For 100 years, Lincoln Hall's grand entrance opened to the South Park Blocks, as did many other campus buildings. The new tower essentially turns the back of the building into the front, along one of the city's important streets, says Michael Tingley, the project's principal architect.

"That is inherently challenging because we are working against the original logic of the building," Tingley says. "We are lucky that the portion of the building we are impacting with the glass tower is the one major section of the building exterior that is not part of the original 1912 design.

"The big blank wall in the middle of the Broadway elevation was created when the building was renovated in the 1970s and the old auditorium in the middle of the building was enlarged and turned into a modern theater with a major stage. The blank wall is a new wall built in the 1970s that is the back wall of the stage. The glass tower will have a very minimal impact on any of the original historic details of the building."

Finishing a renovation

The tower will complete Boora's $33 million renovation of Lincoln Hall, which transformed the aging building from top to bottom, opening original spaces, exposing more light and earning LEED Platinum certification for green building design.

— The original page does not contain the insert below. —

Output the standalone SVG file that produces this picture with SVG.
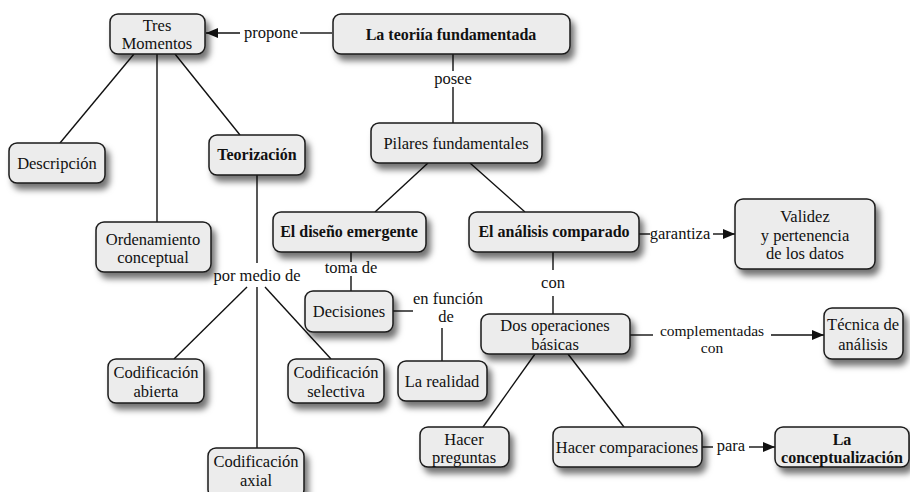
<svg xmlns="http://www.w3.org/2000/svg" width="910" height="492" viewBox="0 0 910 492" font-family="Liberation Serif, serif">
<style>
.box{fill:#ececec;stroke:#1a1a1a;stroke-width:1.5;filter:url(#sh)}
text{font-family:'Liberation Serif',serif;font-size:16.5px;fill:#111;text-anchor:middle}
.b{font-weight:bold;font-size:16px}
.s{font-size:15.5px}
.e{stroke:#111;stroke-width:1.4;fill:none}
.lbl{fill:#fff}
</style>
<defs>
<filter id="sh" x="-20%" y="-30%" width="150%" height="190%">
<feDropShadow dx="4" dy="6" stdDeviation="3" flood-color="#000" flood-opacity="0.55"/>
</filter>
<marker id="arr" viewBox="0 0 12 10" refX="12" refY="5" markerWidth="12" markerHeight="10" markerUnits="userSpaceOnUse" orient="auto">
<path d="M0,0 L12,5 L0,10 z" fill="#111"/>
</marker>
</defs>
<g id="connectors">
<line class="e" x1="332" y1="33" x2="300" y2="33"/>
<line class="e" x1="240" y1="33" x2="206" y2="33" marker-end="url(#arr)"/>
<text x="271" y="38">propone</text>
<line class="e" x1="453" y1="54" x2="453" y2="123"/>
<rect class="lbl" x="406" y="71" width="91" height="16"/>
<text x="453" y="84">posee</text>
<line class="e" x1="134" y1="54" x2="60" y2="143"/>
<line class="e" x1="157" y1="54" x2="157" y2="222"/>
<line class="e" x1="175" y1="54" x2="240" y2="135"/>
<line class="e" x1="257" y1="175" x2="257" y2="263"/>
<text x="257" y="281">por medio de</text>
<line class="e" x1="247" y1="287" x2="174" y2="359"/>
<line class="e" x1="257" y1="287" x2="257" y2="448"/>
<line class="e" x1="265" y1="287" x2="331" y2="359"/>
<line class="e" x1="428" y1="163" x2="375" y2="212"/>
<line class="e" x1="470" y1="163" x2="525" y2="212"/>
<line class="e" x1="351" y1="252" x2="351" y2="291"/>
<rect class="lbl" x="322" y="262" width="58" height="14"/>
<text x="351" y="273">toma de</text>
<line class="e" x1="393" y1="311" x2="413" y2="311"/>
<text x="448" y="304">en función</text>
<text x="446" y="322">de</text>
<line class="e" x1="442" y1="328" x2="442" y2="361"/>
<line class="e" x1="553" y1="252" x2="553" y2="270"/>
<text x="553" y="288">con</text>
<line class="e" x1="553" y1="296" x2="553" y2="314"/>
<line class="e" x1="639" y1="234" x2="650" y2="234"/>
<rect class="lbl" x="650" y="226" width="60" height="18"/>
<text x="680" y="239">garantiza</text>
<line class="e" x1="713" y1="234" x2="735" y2="234" marker-end="url(#arr)"/>
<line class="e" x1="630" y1="335" x2="653" y2="335"/>
<rect class="lbl" x="653" y="324" width="118" height="31"/>
<text class="s" x="712" y="336">complementadas</text>
<text class="s" x="712" y="353">con</text>
<line class="e" x1="771" y1="335" x2="824" y2="335" marker-end="url(#arr)"/>
<line class="e" x1="535" y1="354" x2="483" y2="427"/>
<line class="e" x1="568" y1="354" x2="624" y2="427"/>
<line class="e" x1="702" y1="447" x2="713" y2="447"/>
<text x="731" y="451">para</text>
<line class="e" x1="749" y1="447" x2="775" y2="447" marker-end="url(#arr)"/>
</g>
<g id="n-tres"><rect class="box" x="110" y="14" width="95" height="40" rx="8"/><text x="157" y="31">Tres</text><text x="157" y="49">Momentos</text></g>
<g id="n-teoria"><rect class="box" x="333" y="14" width="237" height="40" rx="8"/><text class="b" x="451" y="40">La teoriía fundamentada</text></g>
<g id="n-pilares"><rect class="box" x="371" y="123" width="171" height="40" rx="8"/><text x="456" y="149">Pilares fundamentales</text></g>
<g id="n-descripcion"><rect class="box" x="9" y="143" width="96" height="40" rx="8"/><text x="57" y="169">Descripción</text></g>
<g id="n-teorizacion"><rect class="box" x="209" y="135" width="96" height="40" rx="8"/><text class="b" x="257" y="160">Teorización</text></g>
<g id="n-ordenamiento"><rect class="box" x="96" y="222" width="115" height="50" rx="8"/><text x="153" y="245">Ordenamiento</text><text x="153" y="263">conceptual</text></g>
<g id="n-diseno"><rect class="box" x="273" y="212" width="153" height="40" rx="8"/><text class="b" x="349" y="237">El diseño emergente</text></g>
<g id="n-analisis"><rect class="box" x="469" y="212" width="170" height="40" rx="8"/><text class="b" x="554" y="237">El análisis comparado</text></g>
<g id="n-validez"><rect class="box" x="735" y="199" width="140" height="70" rx="8"/><text x="805" y="222">Validez</text><text x="805" y="241">y pertenencia</text><text x="805" y="259">de los datos</text></g>
<g id="n-decisiones"><rect class="box" x="305" y="291" width="88" height="41" rx="8"/><text x="349" y="317">Decisiones</text></g>
<g id="n-realidad"><rect class="box" x="398" y="361" width="89" height="40" rx="8"/><text x="442" y="387">La realidad</text></g>
<g id="n-dosop"><rect class="box" x="481" y="314" width="149" height="40" rx="8"/><text x="555" y="331">Dos operaciones</text><text x="555" y="350">básicas</text></g>
<g id="n-tecnica"><rect class="box" x="824" y="308" width="79" height="51" rx="8"/><text x="863" y="330">Técnica de</text><text x="863" y="350">análisis</text></g>
<g id="n-abierta"><rect class="box" x="108" y="359" width="96" height="44" rx="8"/><text x="156" y="378">Codificación</text><text x="156" y="397">abierta</text></g>
<g id="n-selectiva"><rect class="box" x="288" y="359" width="96" height="44" rx="8"/><text x="336" y="378">Codificación</text><text x="336" y="397">selectiva</text></g>
<g id="n-axial"><rect class="box" x="208" y="448" width="96" height="50" rx="8"/><text x="256" y="467">Codificación</text><text x="256" y="486">axial</text></g>
<g id="n-preguntas"><rect class="box" x="420" y="427" width="89" height="40" rx="8"/><text x="464" y="445">Hacer</text><text x="464" y="463">preguntas</text></g>
<g id="n-comparaciones"><rect class="box" x="553" y="427" width="149" height="40" rx="8"/><text x="627" y="453">Hacer comparaciones</text></g>
<g id="n-conceptualizacion"><rect class="box" x="775" y="427" width="134" height="40" rx="8"/><text class="b" x="842" y="445">La</text><text class="b" x="842" y="463">conceptualización</text></g>
</svg>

Last year, workers broke through the back wall of the building to create a new entrance on Broadway. The glass tower, which echoes the lighted glass stairways of Hatfield Hall down the street, will rise next to the new entrance. Construction begins this summer and should be completed in December, Sestak says.

"We wanted to show what's inside this building," she says. "It's a new gateway to the university. It makes a statement. You can see the arts live and what we're doing here."

The new entrance recognizes the university's expansion eastward across Broadway and beyond, including an urban plaza built in 2000 that has become the new center of activity at PSU. The plaza is the busiest transit hub in Portland.

"We don't have just one front door anymore," Sestak says of Lincoln Hall.

After the building closed as Lincoln High School in 1952, the university took it over as its first building on the Park Blocks. Its auditorium has become one of the city's most popular venues for music, dance and film events, from international concert pianists to taiko and contemporary dance.

Like the Hatfield and Schnitzer halls down the street, patrons will not be able to park in front of Lincoln Hall but can drop off passengers at the curb.

New name, status

Speaking of upgrades, Sestak is eager to announce Wednesday that the School of Fine & Performing Arts will now call itself the College of the Arts. The name change, which PSU approved in November, boosts the prestige of the arts school's four programs: architecture, art, music and theater/film. With 125 faculty members, and 2,200 students taking classes, arts programs at PSU have seen a 40 percent increase in majors in the past four years.

Still to come is the university's approval to bring back its dance major. PSU cut the dance program in the 1990s, but with a new dance studio in the tower the school hopes to revive it. Approval usually takes about a year, Sestak says.

Becoming a College of the Arts means the university can offer more intense and in-depth courses leading to professional degrees, Sestak says. That, in turn, raises the college's status within the university.

"It brings better visibility; we're more attractive to students, to faculty," she says. "We can be a stronger player within PSU."